== Task requirements ==
Reproduce, character for character, the lines below from the first through the one with "var chart = echarts.init(document.getElementById('chart'));". Leave pictures out.
---*---
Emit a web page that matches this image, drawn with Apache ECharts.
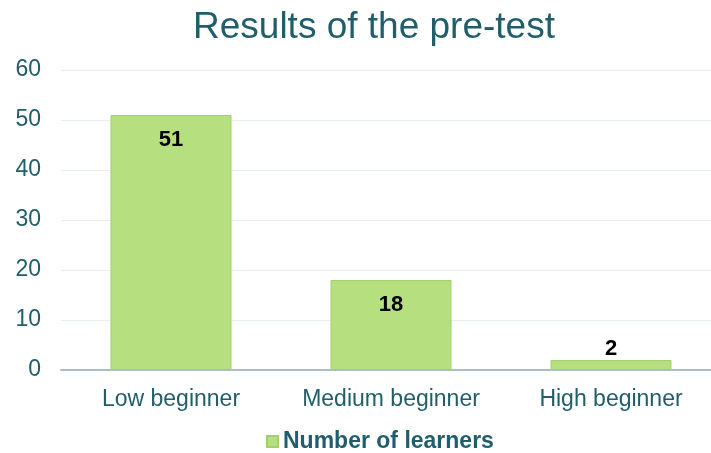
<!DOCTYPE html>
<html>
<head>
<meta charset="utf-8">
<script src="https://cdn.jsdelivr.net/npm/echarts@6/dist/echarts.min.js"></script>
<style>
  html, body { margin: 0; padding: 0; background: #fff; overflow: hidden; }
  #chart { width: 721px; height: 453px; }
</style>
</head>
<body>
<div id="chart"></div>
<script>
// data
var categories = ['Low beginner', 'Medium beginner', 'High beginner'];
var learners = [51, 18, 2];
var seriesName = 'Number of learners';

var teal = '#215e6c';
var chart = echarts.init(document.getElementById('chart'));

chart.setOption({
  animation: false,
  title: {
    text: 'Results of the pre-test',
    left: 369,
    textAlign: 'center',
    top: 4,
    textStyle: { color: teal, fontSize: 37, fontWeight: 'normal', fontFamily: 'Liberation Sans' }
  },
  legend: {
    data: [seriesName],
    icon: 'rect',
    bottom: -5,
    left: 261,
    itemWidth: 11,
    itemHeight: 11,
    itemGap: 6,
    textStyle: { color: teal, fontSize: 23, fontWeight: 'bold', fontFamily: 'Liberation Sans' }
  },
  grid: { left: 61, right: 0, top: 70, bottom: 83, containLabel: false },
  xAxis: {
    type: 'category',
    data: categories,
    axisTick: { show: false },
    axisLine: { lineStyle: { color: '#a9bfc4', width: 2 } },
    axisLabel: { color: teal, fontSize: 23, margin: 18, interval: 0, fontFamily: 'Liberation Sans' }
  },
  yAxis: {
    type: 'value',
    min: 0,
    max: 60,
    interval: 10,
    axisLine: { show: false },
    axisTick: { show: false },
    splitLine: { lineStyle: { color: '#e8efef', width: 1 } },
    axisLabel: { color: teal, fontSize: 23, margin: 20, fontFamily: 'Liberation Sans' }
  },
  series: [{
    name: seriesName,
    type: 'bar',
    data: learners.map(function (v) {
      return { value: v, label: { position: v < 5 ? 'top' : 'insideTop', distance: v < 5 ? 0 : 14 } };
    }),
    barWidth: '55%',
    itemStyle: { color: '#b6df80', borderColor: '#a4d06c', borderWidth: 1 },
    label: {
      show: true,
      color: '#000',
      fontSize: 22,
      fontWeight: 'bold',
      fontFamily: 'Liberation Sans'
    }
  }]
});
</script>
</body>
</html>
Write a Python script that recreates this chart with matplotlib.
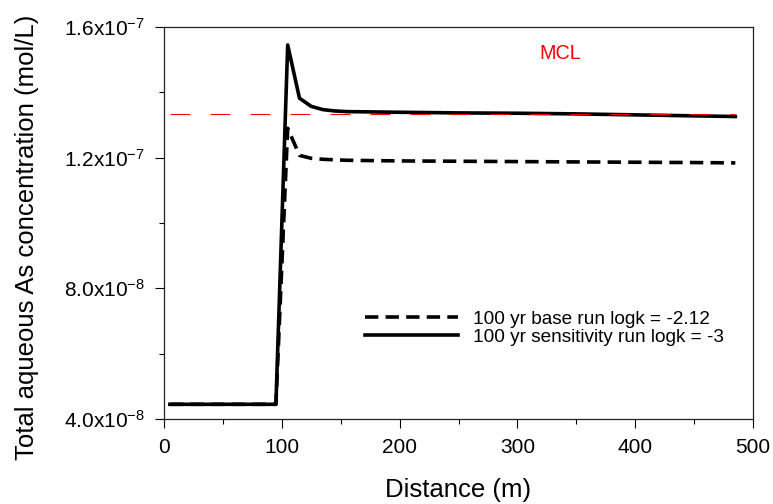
---*---
== The completed task ==
Emit a web page that matches this image, drawn with Apache ECharts.
<!DOCTYPE html>
<html>
<head>
<meta charset="utf-8">
<script src="https://cdn.jsdelivr.net/npm/echarts@6/dist/echarts.min.js"></script>
<style>
  html, body { margin: 0; padding: 0; background: #fff; overflow: hidden; }
  #chart { width: 721px; height: 453px; }
</style>
</head>
<body>
<div id="chart"></div>
<script>
// data
var categories = ['Low beginner', 'Medium beginner', 'High beginner'];
var learners = [51, 18, 2];
var seriesName = 'Number of learners';

var teal = '#215e6c';
var chart = echarts.init(document.getElementById('chart'));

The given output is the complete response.